** START Data excerpt **
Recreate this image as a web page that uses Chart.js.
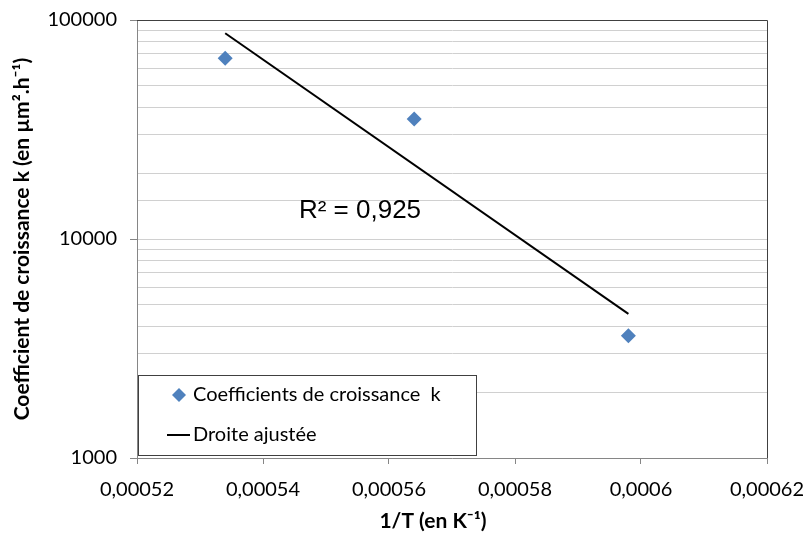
<!DOCTYPE html>
<html lang="fr">
<head>
<meta charset="utf-8">
<title>Coefficient de croissance k</title>
<script src="https://cdn.jsdelivr.net/npm/chart.js@4.4.1/dist/chart.umd.min.js"></script>
<style>
  html, body { margin: 0; padding: 0; background: #fff; }
  #wrap { width: 808px; height: 536px; position: relative; }
</style>
</head>
<body>
<div id="wrap"><canvas id="c"></canvas></div>
<script>
// measured points (1/T, k)
const invT = [0.000534, 0.000564, 0.000598];
const kVals = [66800, 35300, 3620];
// fitted line end points
const fitX = [0.000534, 0.000598];
const fitY = [87000, 4550];
const xTickMin = 0.00052, xTickMax = 0.00062, xTickStep = 0.00002;
const yMin = 1000, yMax = 100000;
const r2Text = 'R² = 0,925';
const r2At = { x: 0.0005554, y: 13400 };

const TICK_FONT = { family: 'Lato', size: 20 };
const GREY = '#868686';
const DARK = '#404040';

const isPow10 = (v) => Math.abs(Math.log10(v) - Math.round(Math.log10(v))) < 1e-9;
const frNum = (v) => parseFloat(v.toFixed(6)).toString().replace('.', ',');
const noPad = (s) => { s.paddingLeft = s.paddingRight = s.paddingTop = s.paddingBottom = 0; };

// frame (top/right), R² label, x title and boxed legend inside the plot
const extras = {
  id: 'extras',
  afterDraw(chart) {
    const { ctx, chartArea: a, scales } = chart;
    ctx.save();
    ctx.strokeStyle = DARK;
    ctx.lineWidth = 1;
    ctx.beginPath();
    ctx.moveTo(a.left, a.top + 0.5);
    ctx.lineTo(a.right + 0.5, a.top + 0.5);
    ctx.lineTo(a.right + 0.5, a.bottom);
    ctx.stroke();

    // R²
    ctx.fillStyle = '#000';
    ctx.font = '26px "Liberation Sans", Arial, sans-serif';
    ctx.textAlign = 'center';
    ctx.textBaseline = 'middle';
    ctx.fillText(r2Text, scales.x.getPixelForValue(r2At.x), scales.y.getPixelForValue(r2At.y));

    // x title
    ctx.font = 'bold 21px Lato, sans-serif';
    ctx.fillText('1/T (en K⁻¹)', 433, 521);

    // legend box
    const bx = a.left + 1, by = 375, bw = 338, bh = 80;
    ctx.fillStyle = '#fff';
    ctx.fillRect(bx, by, bw, bh);
    ctx.strokeStyle = DARK;
    ctx.strokeRect(bx + 0.5, by + 0.5, bw, bh);

    const ds = chart.data.datasets;
    ctx.font = '20px Lato, sans-serif';
    ctx.textAlign = 'left';
    // marker item
    const y1 = by + 20;
    ctx.fillStyle = ds[0].backgroundColor;
    ctx.beginPath();
    ctx.moveTo(179, y1 - 7);
    ctx.lineTo(186, y1);
    ctx.lineTo(179, y1 + 7);
    ctx.lineTo(172, y1);
    ctx.closePath();
    ctx.fill();
    ctx.fillStyle = '#000';
    ctx.fillText(ds[0].label, 193, y1);
    // line item
    const y2 = by + 60;
    ctx.strokeStyle = ds[1].borderColor;
    ctx.lineWidth = 2;
    ctx.beginPath();
    ctx.moveTo(167, y2);
    ctx.lineTo(190, y2);
    ctx.stroke();
    ctx.fillText(ds[1].label, 193, y2);
    ctx.restore();
  }
};

new Chart(document.getElementById('c'), {
  type: 'scatter',
  data: {
    datasets: [
      {
        label: 'Coefficients de croissance  k',
        data: invT.map((x, i) => ({ x, y: kVals[i] })),
        backgroundColor: '#4f81bd',
        borderColor: '#4f81bd',
        pointStyle: 'rectRot',
        pointRadius: 7.5,
        borderWidth: 0,
        showLine: false,
      },
      {
        label: 'Droite ajustée',
        data: fitX.map((x, i) => ({ x, y: fitY[i] })),
        borderColor: '#000',
        borderWidth: 2,
        pointRadius: 0,
        showLine: true,
        fill: false,
      },
    ],
  },
  options: {
    responsive: true,
    maintainAspectRatio: false,
    animation: false,
    layout: { padding: { top: 20, right: 41, left: 0, bottom: 0 } },
    plugins: { legend: { display: false }, tooltip: { enabled: false } },
    scales: {
      x: {
        type: 'linear',
        min: xTickMin,
        max: xTickMax,
        afterFit: (s) => { s.height = 78; noPad(s); },
        border: { color: GREY },
        grid: { drawOnChartArea: false, drawTicks: true, tickLength: 6, color: GREY },
        ticks: {
          stepSize: xTickStep,
          color: '#000',
          font: TICK_FONT,
          padding: 14,
          maxRotation: 0,
          autoSkip: false,
          callback: (v) => frNum(v),
        },
      },
      y: {
        type: 'logarithmic',
        min: yMin,
        max: yMax,
        afterFit: (s) => { s.width = 137; noPad(s); },
        border: { color: GREY },
        grid: {
          color: (c) => (c.tick && c.tick.value >= yMax ? DARK : '#d0d0d0'),
          tickLength: 7,
          tickColor: (c) => (c.tick && isPow10(c.tick.value) ? GREY : 'rgba(0,0,0,0)'),
        },
        ticks: {
          color: '#000',
          font: TICK_FONT,
          padding: 13,
          autoSkip: false,
          callback: (v) => (isPow10(v) ? String(v) : ''),
        },
        title: {
          display: true,
          text: 'Coefficient de croissance k (en µm².h⁻¹)',
          color: '#000',
          font: { family: 'Lato', size: 21, weight: 'bold' },
          padding: { top: 10, bottom: 0 },
        },
      },
    },
  },
  plugins: [extras],
});
</script>
</body>
</html>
** END Data excerpt **
## What you are asked to do
Reproduce exactly the run of lines that opens the listing and closes with the line holding "const DARK = '#404040';". Pictures are excluded.

## Result of the task
Recreate this image as a web page that uses Chart.js.
<!DOCTYPE html>
<html lang="fr">
<head>
<meta charset="utf-8">
<title>Coefficient de croissance k</title>
<script src="https://cdn.jsdelivr.net/npm/chart.js@4.4.1/dist/chart.umd.min.js"></script>
<style>
  html, body { margin: 0; padding: 0; background: #fff; }
  #wrap { width: 808px; height: 536px; position: relative; }
</style>
</head>
<body>
<div id="wrap"><canvas id="c"></canvas></div>
<script>
// measured points (1/T, k)
const invT = [0.000534, 0.000564, 0.000598];
const kVals = [66800, 35300, 3620];
// fitted line end points
const fitX = [0.000534, 0.000598];
const fitY = [87000, 4550];
const xTickMin = 0.00052, xTickMax = 0.00062, xTickStep = 0.00002;
const yMin = 1000, yMax = 100000;
const r2Text = 'R² = 0,925';
const r2At = { x: 0.0005554, y: 13400 };

const TICK_FONT = { family: 'Lato', size: 20 };
const GREY = '#868686';
const DARK = '#404040';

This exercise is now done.